Data segment start

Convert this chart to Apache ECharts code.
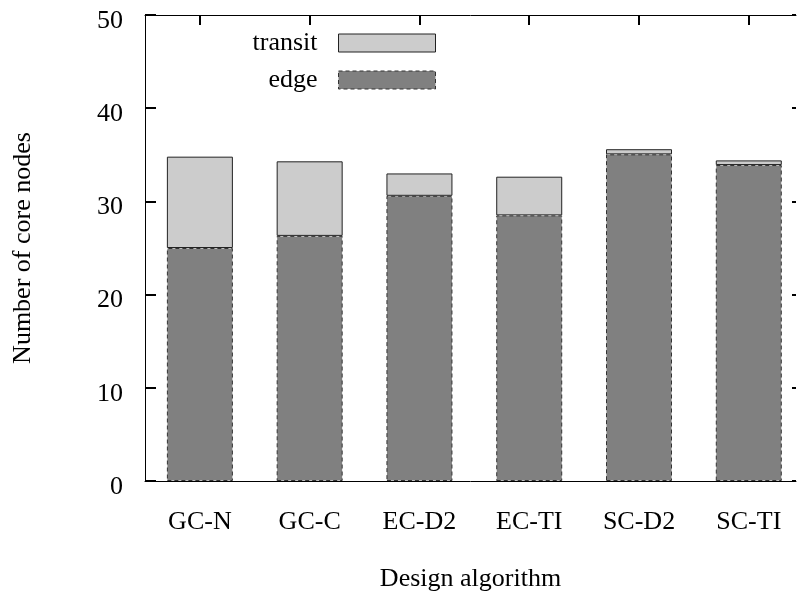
<!DOCTYPE html>
<html>
<head>
<meta charset="utf-8">
<script src="https://cdn.jsdelivr.net/npm/echarts@6/dist/echarts.min.js"></script>
<style>html,body{margin:0;padding:0;background:#fff}#c{width:797px;height:592px}</style>
</head>
<body>
<div id="c"></div>
<script>
const categories = ['GC-N', 'GC-C', 'EC-D2', 'EC-TI', 'SC-D2', 'SC-TI'];
const edgeValues = [25.0, 26.3, 30.6, 28.5, 35.05, 33.9];
const transitValues = [9.8, 8.0, 2.4, 4.15, 0.55, 0.5];
const yTicks = [0, 10, 20, 30, 40, 50];

const FONT = 'Liberation Serif';
const positions = categories.map((_, i) => i);
const EDGE_DASH = [4, 3];

const chart = echarts.init(document.getElementById('c'), null, { renderer: 'canvas' });
chart.setOption({
  animation: false,
  backgroundColor: '#ffffff',
  textStyle: { fontFamily: FONT },
  grid: { left: 145, right: 1, top: 15, bottom: 111, containLabel: false, outerBoundsMode: 'none' },
  legend: {
    orient: 'vertical',
    right: 361,
    top: 30,
    padding: 0,
    align: 'right',
    icon: 'rect',
    itemWidth: 97,
    itemHeight: 18,
    itemGap: 11,
    data: [
      { name: 'transit', itemStyle: { color: '#cccccc', borderColor: '#222222', borderWidth: 1 } },
      { name: 'edge', itemStyle: { color: '#808080', borderColor: '#333333', borderWidth: 1, borderType: EDGE_DASH } }
    ],
    textStyle: { fontFamily: FONT, fontSize: 26, color: '#000', lineHeight: 26, padding: [0, 16, 0, 0] }
  },
  xAxis: [{
    type: 'value',
    position: 'bottom',
    min: -0.5,
    max: 5.43,
    name: 'Design algorithm',
    nameLocation: 'middle',
    nameGap: 85,
    nameTextStyle: { fontFamily: FONT, fontSize: 26, color: '#000' },
    splitLine: { show: false },
    axisLine: { show: true, onZero: false, lineStyle: { color: '#000', width: 1 } },
    axisTick: { show: false },
    axisLabel: {
      customValues: positions,
      formatter: v => categories[Math.round(v)] ?? '',
      fontFamily: FONT, fontSize: 26, color: '#000', margin: 28
    }
  }, {
    type: 'value',
    position: 'top',
    min: -0.5,
    max: 5.43,
    splitLine: { show: false },
    axisLine: { show: true, onZero: false, lineStyle: { color: '#000', width: 1 } },
    axisTick: { show: true, inside: true, length: 10, customValues: positions, lineStyle: { color: '#000', width: 2 } },
    axisLabel: { show: false }
  }],
  yAxis: [{
    type: 'value',
    position: 'left',
    min: 0,
    max: 50,
    interval: 10,
    name: 'Number of core nodes',
    nameLocation: 'middle',
    nameGap: 109,
    nameTextStyle: { fontFamily: FONT, fontSize: 26, color: '#000' },
    splitLine: { show: false },
    axisLine: { show: true, onZero: false, lineStyle: { color: '#000', width: 1 } },
    axisTick: { show: true, inside: true, length: 11, lineStyle: { color: '#000', width: 2 } },
    axisLabel: {
      fontFamily: FONT, fontSize: 26, color: '#000', margin: 22,
      verticalAlign: 'top', lineHeight: 12
    }
  }, {
    type: 'value',
    position: 'right',
    min: 0,
    max: 50,
    interval: 10,
    splitLine: { show: false },
    axisLine: { show: false, onZero: false },
    axisTick: { show: true, inside: true, length: 4, lineStyle: { color: '#000', width: 2 } },
    axisLabel: { show: false }
  }],
  series: [{
    name: 'edge',
    type: 'bar',
    stack: 'total',
    xAxisIndex: 0,
    yAxisIndex: 0,
    barWidth: 66,
    encode: { x: 1, y: 0 },
    itemStyle: { color: '#808080', borderColor: '#333333', borderWidth: 1, borderType: EDGE_DASH },
    data: edgeValues.map((v, i) => [v, positions[i]])
  }, {
    name: 'transit',
    type: 'bar',
    stack: 'total',
    xAxisIndex: 0,
    yAxisIndex: 0,
    barWidth: 66,
    encode: { x: 1, y: 0 },
    itemStyle: { color: '#cccccc', borderColor: '#222222', borderWidth: 1 },
    data: transitValues.map((v, i) => [v, positions[i]])
  }]
});
</script>
</body>
</html>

Data segment end

# Description of the task
Emit the lines of the material exactly, from its first line to the line containing "const yTicks = [0, 10, 20, 30, 40, 50];", inclusive; leave every picture out.

# Output of the task
Convert this chart to Apache ECharts code.
<!DOCTYPE html>
<html>
<head>
<meta charset="utf-8">
<script src="https://cdn.jsdelivr.net/npm/echarts@6/dist/echarts.min.js"></script>
<style>html,body{margin:0;padding:0;background:#fff}#c{width:797px;height:592px}</style>
</head>
<body>
<div id="c"></div>
<script>
const categories = ['GC-N', 'GC-C', 'EC-D2', 'EC-TI', 'SC-D2', 'SC-TI'];
const edgeValues = [25.0, 26.3, 30.6, 28.5, 35.05, 33.9];
const transitValues = [9.8, 8.0, 2.4, 4.15, 0.55, 0.5];
const yTicks = [0, 10, 20, 30, 40, 50];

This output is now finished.